■ Aim of the exercise: Leave out all pictures. Return exactly the lines from the top of the material through the line containing "F</span> / <span".

■ Data excerpt:
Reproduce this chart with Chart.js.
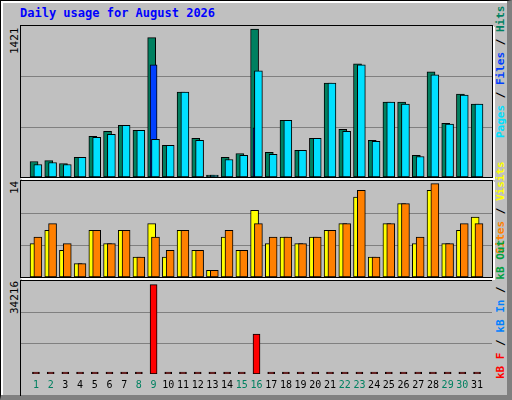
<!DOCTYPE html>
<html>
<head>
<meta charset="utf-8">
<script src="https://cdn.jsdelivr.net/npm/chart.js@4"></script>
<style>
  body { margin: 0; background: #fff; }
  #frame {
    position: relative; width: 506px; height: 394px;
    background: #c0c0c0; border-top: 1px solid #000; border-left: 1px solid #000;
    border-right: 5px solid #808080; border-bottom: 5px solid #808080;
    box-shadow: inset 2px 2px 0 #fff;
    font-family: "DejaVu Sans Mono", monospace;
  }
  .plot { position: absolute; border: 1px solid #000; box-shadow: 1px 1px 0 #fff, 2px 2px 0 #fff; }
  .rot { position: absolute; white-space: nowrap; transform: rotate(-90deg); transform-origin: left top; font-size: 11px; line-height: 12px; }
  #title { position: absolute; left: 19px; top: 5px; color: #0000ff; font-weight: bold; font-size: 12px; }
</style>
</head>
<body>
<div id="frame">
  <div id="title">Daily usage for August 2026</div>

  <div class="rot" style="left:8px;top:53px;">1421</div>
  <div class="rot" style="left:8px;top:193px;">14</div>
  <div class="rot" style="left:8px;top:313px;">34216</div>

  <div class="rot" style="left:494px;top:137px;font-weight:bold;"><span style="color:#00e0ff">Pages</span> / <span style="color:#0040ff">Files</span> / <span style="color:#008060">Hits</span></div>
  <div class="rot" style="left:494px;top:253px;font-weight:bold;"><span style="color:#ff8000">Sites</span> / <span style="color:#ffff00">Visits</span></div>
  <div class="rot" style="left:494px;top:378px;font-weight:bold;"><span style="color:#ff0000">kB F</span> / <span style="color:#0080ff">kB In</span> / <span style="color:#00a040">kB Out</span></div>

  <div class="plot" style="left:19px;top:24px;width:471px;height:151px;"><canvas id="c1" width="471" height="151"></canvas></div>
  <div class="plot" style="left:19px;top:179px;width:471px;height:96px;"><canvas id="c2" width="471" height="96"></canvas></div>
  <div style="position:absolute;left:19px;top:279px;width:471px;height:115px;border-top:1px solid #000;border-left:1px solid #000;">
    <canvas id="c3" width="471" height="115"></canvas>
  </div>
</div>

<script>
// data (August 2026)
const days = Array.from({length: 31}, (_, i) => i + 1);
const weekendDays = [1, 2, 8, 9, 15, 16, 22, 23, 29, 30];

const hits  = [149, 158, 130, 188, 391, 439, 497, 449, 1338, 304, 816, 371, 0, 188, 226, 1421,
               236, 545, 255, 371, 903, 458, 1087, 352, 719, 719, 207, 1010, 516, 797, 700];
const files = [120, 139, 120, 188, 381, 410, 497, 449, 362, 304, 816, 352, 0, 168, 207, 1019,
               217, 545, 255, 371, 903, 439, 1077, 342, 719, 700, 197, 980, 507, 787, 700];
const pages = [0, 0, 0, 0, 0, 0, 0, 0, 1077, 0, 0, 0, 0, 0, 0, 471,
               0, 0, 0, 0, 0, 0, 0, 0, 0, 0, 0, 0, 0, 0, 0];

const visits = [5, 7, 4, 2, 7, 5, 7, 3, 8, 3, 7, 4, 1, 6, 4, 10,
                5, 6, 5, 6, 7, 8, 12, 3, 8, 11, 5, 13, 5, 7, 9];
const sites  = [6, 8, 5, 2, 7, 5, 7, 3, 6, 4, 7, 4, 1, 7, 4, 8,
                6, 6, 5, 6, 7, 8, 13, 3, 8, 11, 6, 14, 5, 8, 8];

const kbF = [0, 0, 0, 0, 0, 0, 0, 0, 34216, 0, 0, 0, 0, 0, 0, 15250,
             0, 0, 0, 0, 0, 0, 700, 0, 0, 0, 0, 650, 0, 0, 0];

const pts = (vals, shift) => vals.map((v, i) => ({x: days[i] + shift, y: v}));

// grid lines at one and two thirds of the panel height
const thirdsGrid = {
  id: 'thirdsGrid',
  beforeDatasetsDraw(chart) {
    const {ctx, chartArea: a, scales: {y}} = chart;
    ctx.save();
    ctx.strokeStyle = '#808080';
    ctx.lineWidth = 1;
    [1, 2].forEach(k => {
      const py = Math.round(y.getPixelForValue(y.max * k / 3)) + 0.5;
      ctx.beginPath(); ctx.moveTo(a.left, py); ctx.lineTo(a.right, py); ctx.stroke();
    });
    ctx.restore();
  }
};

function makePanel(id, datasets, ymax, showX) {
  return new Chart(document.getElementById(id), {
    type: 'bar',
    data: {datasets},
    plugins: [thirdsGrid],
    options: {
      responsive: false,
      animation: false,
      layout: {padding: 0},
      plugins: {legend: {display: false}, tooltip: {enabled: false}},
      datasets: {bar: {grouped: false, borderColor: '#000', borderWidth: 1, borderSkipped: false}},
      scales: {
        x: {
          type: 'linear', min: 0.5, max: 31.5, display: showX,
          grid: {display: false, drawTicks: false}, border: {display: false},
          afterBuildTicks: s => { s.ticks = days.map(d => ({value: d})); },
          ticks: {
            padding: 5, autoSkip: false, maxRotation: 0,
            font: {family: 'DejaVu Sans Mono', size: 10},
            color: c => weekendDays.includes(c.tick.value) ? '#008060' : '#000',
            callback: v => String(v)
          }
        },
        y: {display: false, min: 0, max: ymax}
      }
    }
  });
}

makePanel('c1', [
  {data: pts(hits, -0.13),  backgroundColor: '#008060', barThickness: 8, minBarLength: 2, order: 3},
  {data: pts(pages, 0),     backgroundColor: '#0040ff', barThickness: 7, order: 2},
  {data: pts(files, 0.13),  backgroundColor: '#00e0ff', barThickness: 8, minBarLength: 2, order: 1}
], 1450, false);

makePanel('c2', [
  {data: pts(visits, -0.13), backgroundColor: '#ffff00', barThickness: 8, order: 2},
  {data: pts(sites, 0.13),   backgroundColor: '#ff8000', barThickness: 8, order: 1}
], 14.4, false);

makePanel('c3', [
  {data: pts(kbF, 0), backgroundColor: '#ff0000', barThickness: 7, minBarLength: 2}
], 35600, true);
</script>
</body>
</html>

■ Result for this exercise:
Reproduce this chart with Chart.js.
<!DOCTYPE html>
<html>
<head>
<meta charset="utf-8">
<script src="https://cdn.jsdelivr.net/npm/chart.js@4"></script>
<style>
  body { margin: 0; background: #fff; }
  #frame {
    position: relative; width: 506px; height: 394px;
    background: #c0c0c0; border-top: 1px solid #000; border-left: 1px solid #000;
    border-right: 5px solid #808080; border-bottom: 5px solid #808080;
    box-shadow: inset 2px 2px 0 #fff;
    font-family: "DejaVu Sans Mono", monospace;
  }
  .plot { position: absolute; border: 1px solid #000; box-shadow: 1px 1px 0 #fff, 2px 2px 0 #fff; }
  .rot { position: absolute; white-space: nowrap; transform: rotate(-90deg); transform-origin: left top; font-size: 11px; line-height: 12px; }
  #title { position: absolute; left: 19px; top: 5px; color: #0000ff; font-weight: bold; font-size: 12px; }
</style>
</head>
<body>
<div id="frame">
  <div id="title">Daily usage for August 2026</div>

  <div class="rot" style="left:8px;top:53px;">1421</div>
  <div class="rot" style="left:8px;top:193px;">14</div>
  <div class="rot" style="left:8px;top:313px;">34216</div>

  <div class="rot" style="left:494px;top:137px;font-weight:bold;"><span style="color:#00e0ff">Pages</span> / <span style="color:#0040ff">Files</span> / <span style="color:#008060">Hits</span></div>
  <div class="rot" style="left:494px;top:253px;font-weight:bold;"><span style="color:#ff8000">Sites</span> / <span style="color:#ffff00">Visits</span></div>
  <div class="rot" style="left:494px;top:378px;font-weight:bold;"><span style="color:#ff0000">kB F</span> / <span style="color:#0080ff">kB In</span> / <span style="color:#00a040">kB Out</span></div>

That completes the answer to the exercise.